As an 11 year old, I, like every other preteen with access to the worldwide internet, was addicted to Buzzfeed quizzes.
The classes I looked forward to the most were the ones where the coveted Chromebook cart would be wheeled into the classroom, signaling 55 precious minutes of in-class internet access. I spent most of that time switching between tabs of what I was actually supposed to be doing and random quizzes titled “What dog breed are you based off of your favorite desserts?” My tablemates and I would spend entire periods on the Buzzfeed website, dissecting our results in hushed whispers while pretending to type out the essays that we were very evidently not working on.
Growing up in the digital age, I’m sure that my experiences in the art of covert internet personality test-taking are not unique. The internet has undoubtedly shaped the identities of this generation of adolescents, starting from the mid-2000s YouTube to the social media of today. As I scroll through Pinterest, I am met with hundreds of comments from preteen girls along the lines of “What aesthetic is this?” The MBTI types and Hogwarts house combinations have become the clean girl, coastal granddaughter aesthetics of today — I guess some things never change.
We have always looked for community (just think back to wandering bands of humans in the Paleolithic era), and the internet is the perfect place to make a large world seem smaller. As a middle schooler figuring out who I was, these beloved personality tests gave me more than a pixelated display of my results — they gave me a sense of belonging. As I poured through pages and pages of the traits, likes and dislikes and preferences of ESFPs, I found bits of myself in every line. As I scanned through the nitty-gritty of how Hufflepuffs are loyal and hard-working, I found myself feeling better about the fact that my friends had all been sorted into the “cool” houses.
As a preteen with little to no media awareness, my entire personality became the fact that my MBTI type was the root cause of my indecision and inattentiveness, and that my Hogwarts house was what made me a good person. Maybe that’s the same thing going through the heads of the “what aesthetic is this” preteens of today — it’s easier to digest and comprehend the ins and outs of your burgeoning personality when you have something to mold yourself around.
Sometimes, I like to think about what I would be like — what anyone born after the year 1998 would be like — if the internet had never existed. What would the process of figuring myself out, without all the weird little niches and quizzes the internet holds, have looked like? In all honesty, maybe it would have been better.
Discovering who I am as a person, minus the inundation of Tumblr thinspo and social media encouragement to follow a strictly keto diet, sounds like an awfully fair trade to me. Even though internet culture has gotten the slightest bit better, the same goes for preteens today. Puberty (and life) would go a lot easier for 11 year olds if they didn’t wake up at 6 a.m. every single morning for a green smoothie and a three mile run.
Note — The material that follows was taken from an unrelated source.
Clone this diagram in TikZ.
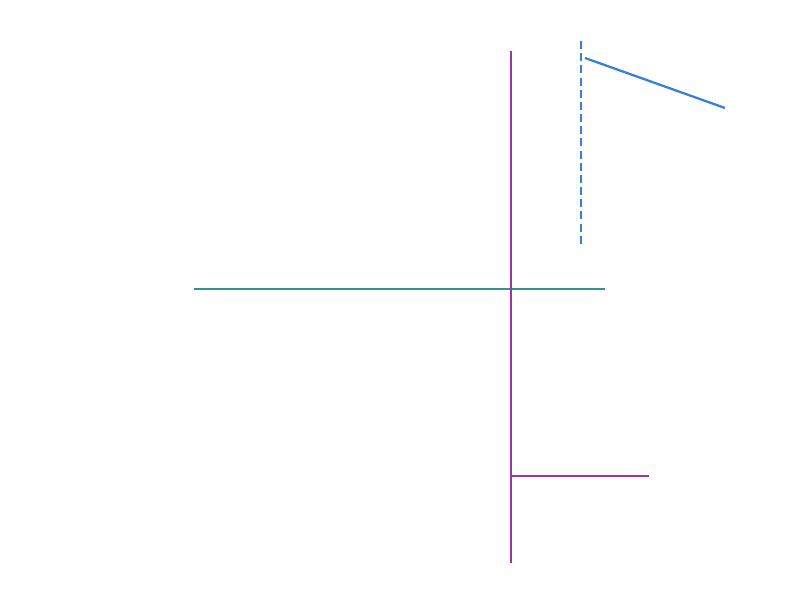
\documentclass[tikz,border=0pt]{standalone}
\definecolor{lnpurple}{HTML}{9A35A8}
\definecolor{lnteal}{HTML}{2E9494}
\definecolor{lnblue}{HTML}{3580D8}
\begin{document}
\begin{tikzpicture}[x=0.75pt,y=-0.75pt,
  ln/.style={line width=1.7pt},
  dashln/.style={ln,dash pattern=on 6pt off 3.125pt}]
\useasboundingbox[fill=white] (0,0) rectangle (800,600);
\coordinate (pt) at (511,51);
\coordinate (pb) at (511,563);
\coordinate (tl) at (194,289);
\coordinate (tr) at (605,289);
\coordinate (hl) at (511,476);
\coordinate (hr) at (649,476);
\coordinate (dt) at (581,41);
\coordinate (db) at (581,244);
\coordinate (bs) at (585,58);
\coordinate (be) at (725,108);
\draw[ln,lnteal] (tl) -- (tr);
\draw[ln,lnpurple] (pt) -- (pb);
\draw[ln,lnpurple] (hl) -- (hr);
\draw[dashln,lnblue] (dt) -- (db);
\draw[ln,lnblue] (bs) -- (be);
\end{tikzpicture}
\end{document}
While I think that striving to live up to the perfectly manicured personalities of the Internet definitely led me down a slippery slope at times, I would never have discovered some of my favorite things without their presence in my prepubescent life. My entire middle school music taste was marked by the pop-punk renaissance of 2016. The book series I devoured came from the YouTubers who raved about them in half-hour long videos. When I aligned myself with Spotify in the ages-old Apple Music vs. Spotify debate, when I self-identified with every Booktuber on the Internet. These online communities I found myself a part of began to influence my passions.
Without the internet, I wouldn’t have found my people. Not just my Hufflepuffs and my ESFPs, but my music lovers and bookworms. The things I grew to love from the Internet began to translate into my real-life friendships. If I hadn’t listened to what I listened to and read what I read because of the cool girls on the internet I strived to be like, I wouldn’t have met the friends that I cherish today.
I grew up with the internet. As a kid, I let who I was be defined by the algorithmic responses I got from quizzes written by who was probably an unfortunately underpaid Buzzfeed employee. I believed too many words of advice from fitness gurus who, to me at the time, embodied the pinnacle of health and wellness. I later realized they actually gave terrible advice for my body.
But, the good outweighs the bad. The internet has shaped me as a person. It’s gifted me with almost every interest I have today and the most wonderful friends alongside it. The ways human beings shape their personalities and connect with others has changed drastically as our world grows increasingly digitized — and while that’s a double-edged sword in itself, I will always, always choose to look at the bright side of it.